§ WORK REQUIRED: Leaving out every picture, copy the lines of the data exactly, from the first through the line containing "from bokeh.resources import INLINE".

§ INFORMATION SHOWN:
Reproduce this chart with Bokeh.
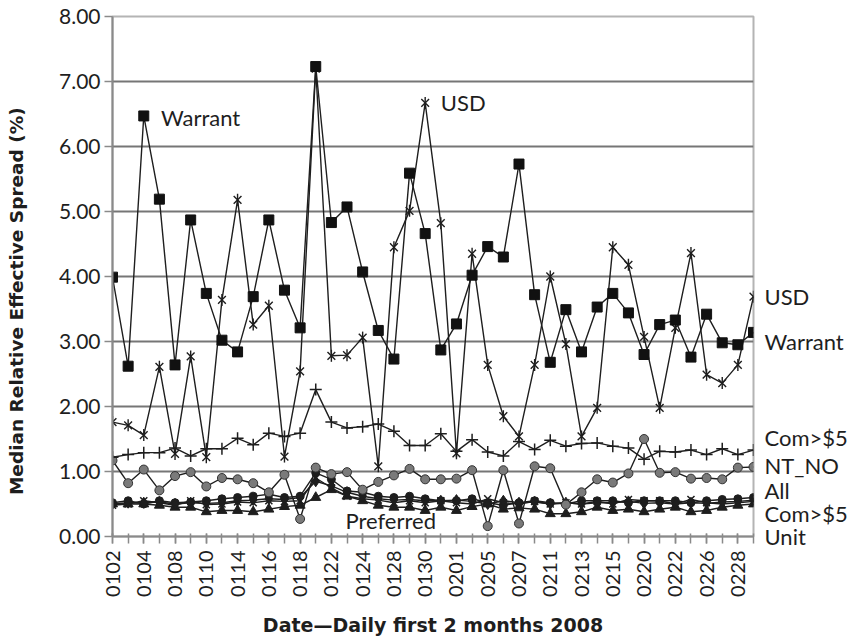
import math
from bokeh.plotting import figure
from bokeh.models import Range1d, FixedTicker, Label, PrintfTickFormatter, LinearAxis
from bokeh.embed import file_html
from bokeh.resources import INLINE

dates = ["0102", "0103", "0104", "0107", "0108", "0109", "0110", "0111", "0114", "0115",
         "0116", "0117", "0118", "0121", "0122", "0123", "0124", "0125", "0128", "0129",
         "0130", "0131", "0201", "0204", "0205", "0206", "0207", "0208", "0211", "0212",
         "0213", "0214", "0215", "0219", "0220", "0221", "0222", "0225", "0226", "0227",
         "0228", "0229"]

warrant = [3.99, 2.62, 6.47, 5.19, 2.64, 4.87, 3.74, 3.02, 2.84, 3.69,
           4.87, 3.79, 3.21, 7.23, 4.83, 5.07, 4.07, 3.17, 2.73, 5.59,
           4.66, 2.87, 3.27, 4.02, 4.46, 4.30, 5.73, 3.72, 2.68, 3.49,
           2.84, 3.53, 3.74, 3.44, 2.80, 3.26, 3.33, 2.76, 3.42, 2.98,
           2.95, 3.14]
usd = [1.76, 1.71, 1.56, 2.61, 1.27, 2.77, 1.22, 3.64, 5.18, 3.26,
       3.55, 1.23, 2.54, 7.20, 2.78, 2.79, 3.06, 1.08, 4.45, 5.01,
       6.67, 4.82, 1.28, 4.35, 2.64, 1.85, 1.54, 2.64, 4.00, 2.96,
       1.54, 1.98, 4.45, 4.18, 3.07, 1.98, 3.21, 4.36, 2.49, 2.36,
       2.64, 3.69]
com_low_price = [1.22, 1.26, 1.29, 1.29, 1.36, 1.24, 1.35, 1.35, 1.51, 1.41,
                 1.59, 1.54, 1.59, 2.26, 1.76, 1.67, 1.69, 1.73, 1.62, 1.40,
                 1.40, 1.58, 1.31, 1.49, 1.30, 1.24, 1.46, 1.34, 1.48, 1.39,
                 1.43, 1.44, 1.39, 1.36, 1.19, 1.31, 1.30, 1.33, 1.26, 1.35,
                 1.26, 1.33]
nt_no = [1.17, 0.82, 1.03, 0.71, 0.93, 0.99, 0.77, 0.90, 0.88, 0.82,
         0.68, 0.95, 0.27, 1.06, 0.96, 0.99, 0.72, 0.84, 0.94, 1.04,
         0.88, 0.88, 0.89, 1.02, 0.16, 1.02, 0.20, 1.08, 1.05, 0.49,
         0.68, 0.88, 0.83, 0.97, 1.50, 0.98, 0.99, 0.89, 0.90, 0.88,
         1.06, 1.07]
all_sec = [0.50, 0.52, 0.52, 0.53, 0.50, 0.52, 0.51, 0.52, 0.55, 0.56,
           0.58, 0.57, 0.60, 0.85, 0.78, 0.68, 0.62, 0.58, 0.56, 0.57,
           0.55, 0.55, 0.56, 0.54, 0.50, 0.55, 0.52, 0.53, 0.50, 0.52,
           0.50, 0.52, 0.52, 0.54, 0.51, 0.52, 0.50, 0.52, 0.51, 0.53,
           0.54, 0.56]
com_high_price = [0.48, 0.50, 0.55, 0.52, 0.48, 0.55, 0.49, 0.50, 0.53, 0.52,
                  0.55, 0.54, 0.55, 0.90, 0.75, 0.62, 0.58, 0.56, 0.52, 0.55,
                  0.52, 0.55, 0.52, 0.50, 0.58, 0.52, 0.50, 0.54, 0.50, 0.52,
                  0.50, 0.54, 0.50, 0.57, 0.55, 0.55, 0.50, 0.57, 0.52, 0.50,
                  0.52, 0.54]
unit = [0.50, 0.50, 0.50, 0.48, 0.45, 0.45, 0.38, 0.40, 0.40, 0.38,
        0.42, 0.46, 0.48, 0.60, 0.72, 0.62, 0.55, 0.48, 0.45, 0.45,
        0.40, 0.45, 0.40, 0.46, 0.50, 0.42, 0.44, 0.42, 0.35, 0.35,
        0.38, 0.45, 0.40, 0.42, 0.38, 0.42, 0.45, 0.38, 0.40, 0.45,
        0.48, 0.50]
preferred = [0.52, 0.55, 0.50, 0.55, 0.52, 0.53, 0.55, 0.58, 0.60, 0.62,
             0.65, 0.60, 0.62, 0.98, 0.88, 0.70, 0.68, 0.62, 0.60, 0.62,
             0.58, 0.55, 0.55, 0.58, 0.52, 0.48, 0.52, 0.55, 0.52, 0.50,
             0.55, 0.55, 0.55, 0.52, 0.55, 0.55, 0.55, 0.52, 0.55, 0.57,
             0.58, 0.60]

y_ticks = [0, 1, 2, 3, 4, 5, 6, 7, 8]

# end-of-line series names (right margin) and their vertical anchor values
end_names = ["USD", "Warrant", "Com>$5", "NT_NO", "All", "Com>$5", "Unit"]
end_name_y = [3.69, 3.00, 1.52, 1.09, 0.71, 0.35, 0.0]

FONT = "Lato"
TITLE_FONT = "DejaVu Sans"
INK = "#1e1e1e"
GRAY_AX = "#8a8a8a"

x = list(range(len(dates)))

p = figure(width=867, height=640, x_range=Range1d(0, len(dates) - 1), y_range=Range1d(0, 8),
           output_backend="svg", toolbar_location=None,
           min_border_left=112, min_border_right=114, min_border_top=16, min_border_bottom=104)
p.background_fill_color = "white"
p.border_fill_color = "white"
p.outline_line_color = "#b4b4b4"
p.outline_line_width = 2

p.xgrid.visible = False
p.ygrid.ticker = FixedTicker(ticks=y_ticks[1:])
p.ygrid.grid_line_color = "#767676"
p.ygrid.grid_line_width = 2

p.yaxis.ticker = FixedTicker(ticks=y_ticks)
p.yaxis.formatter = PrintfTickFormatter(format="%.2f")
p.xaxis.ticker = FixedTicker(ticks=list(range(0, len(dates), 2)), minor_ticks=x)
p.xaxis.major_label_overrides = {i: dates[i] for i in range(0, len(dates), 2)}
p.xaxis.major_label_orientation = math.pi / 2

for ax in (p.xaxis[0], p.yaxis[0]):
    ax.axis_line_color = GRAY_AX
    ax.axis_line_width = 2
    ax.major_tick_line_color = GRAY_AX
    ax.major_tick_line_width = 1.5
    ax.minor_tick_line_color = GRAY_AX
    ax.minor_tick_line_width = 1.5
    ax.major_label_text_font = FONT
    ax.major_label_text_color = INK
p.xaxis.major_label_text_font_size = "20px"
p.yaxis.major_label_text_font_size = "21px"
p.xaxis.major_tick_in = 3
p.xaxis.major_tick_out = 7
p.xaxis.minor_tick_in = 3
p.xaxis.minor_tick_out = 7
p.xaxis.major_label_standoff = 7
p.yaxis.major_tick_in = 0
p.yaxis.major_tick_out = 8
p.yaxis.minor_tick_out = 0
p.yaxis.minor_tick_in = 0
p.yaxis.major_label_standoff = 4

p.xaxis.axis_label = "Date\u2014Daily first 2 months 2008"
p.xaxis.axis_label_text_font = TITLE_FONT
p.xaxis.axis_label_text_font_style = "bold"
p.xaxis.axis_label_text_font_size = "19px"
p.xaxis.axis_label_text_color = INK
p.xaxis.axis_label_standoff = 14

# y title as a single rotated label on an extra left axis (lets it sit off-centre like the original)
title_axis = LinearAxis(ticker=FixedTicker(ticks=[3.62]),
                        major_label_overrides={3.62: "Median Relative Effective Spread (%)"},
                        major_label_orientation="parallel",
                        axis_line_color=None, major_tick_line_color=None, minor_tick_line_color=None,
                        major_label_text_font=TITLE_FONT, major_label_text_font_size="18.5px",
                        major_label_text_font_style="bold", major_label_text_color=INK,
                        major_label_standoff=23)
p.add_layout(title_axis, "left")

# series names at right end
name_axis = LinearAxis(ticker=FixedTicker(ticks=end_name_y),
                       major_label_overrides={v: n for v, n in zip(end_name_y, end_names)},
                       axis_line_color=None, major_tick_line_color=None, minor_tick_line_color=None,
                       major_label_text_font=FONT, major_label_text_font_size="22px",
                       major_label_text_color=INK, major_label_standoff=5)
p.add_layout(name_axis, "right")

LW = 1.4
# bottom cluster
p.line(x, unit, line_color=INK, line_width=LW)
p.scatter(x, unit, marker="triangle", size=10, fill_color=INK, line_color=INK)
p.line(x, com_high_price, line_color=INK, line_width=LW)
p.scatter(x, com_high_price, marker="x", size=10, line_color=INK, line_width=1.5)
p.line(x, preferred, line_color=INK, line_width=LW)
p.scatter(x, preferred, marker="circle", size=8, fill_color=INK, line_color=INK)
p.line(x, all_sec, line_color=INK, line_width=LW)
p.scatter(x, all_sec, marker="diamond", size=11, fill_color=INK, line_color=INK)
# NT_NO
p.line(x, nt_no, line_color=INK, line_width=LW)
p.scatter(x, nt_no, marker="circle", size=9, fill_color="#7a7a7a", line_color="#333333", line_width=1)
# upper common
p.line(x, com_low_price, line_color=INK, line_width=LW)
p.scatter(x, com_low_price, marker="cross", size=12, line_color=INK, line_width=1.5)
# USD (x with a vertical bar)
p.line(x, usd, line_color=INK, line_width=LW)
p.scatter(x, usd, marker="x", size=11, line_color=INK, line_width=1.4)
p.scatter(x, usd, marker="dash", size=12, angle=math.pi / 2, line_color=INK, line_width=1.4)
# Warrant
p.line(x, warrant, line_color=INK, line_width=LW)
p.scatter(x, warrant, marker="square", size=10, fill_color="#111111", line_color="#111111")


def add_label(text, xv, yv):
    p.add_layout(Label(x=xv, y=yv, text=text, text_font=FONT, text_font_size="22px",
                       text_color=INK, text_baseline="middle"))


add_label("Warrant", 3.1, 6.44)
add_label("USD", 21.0, 6.67)
add_label("Preferred", 14.9, 0.25)

open("out.html", "w").write(file_html(p, INLINE))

§ TASK RESULT:
Reproduce this chart with Bokeh.
import math
from bokeh.plotting import figure
from bokeh.models import Range1d, FixedTicker, Label, PrintfTickFormatter, LinearAxis
from bokeh.embed import file_html
from bokeh.resources import INLINE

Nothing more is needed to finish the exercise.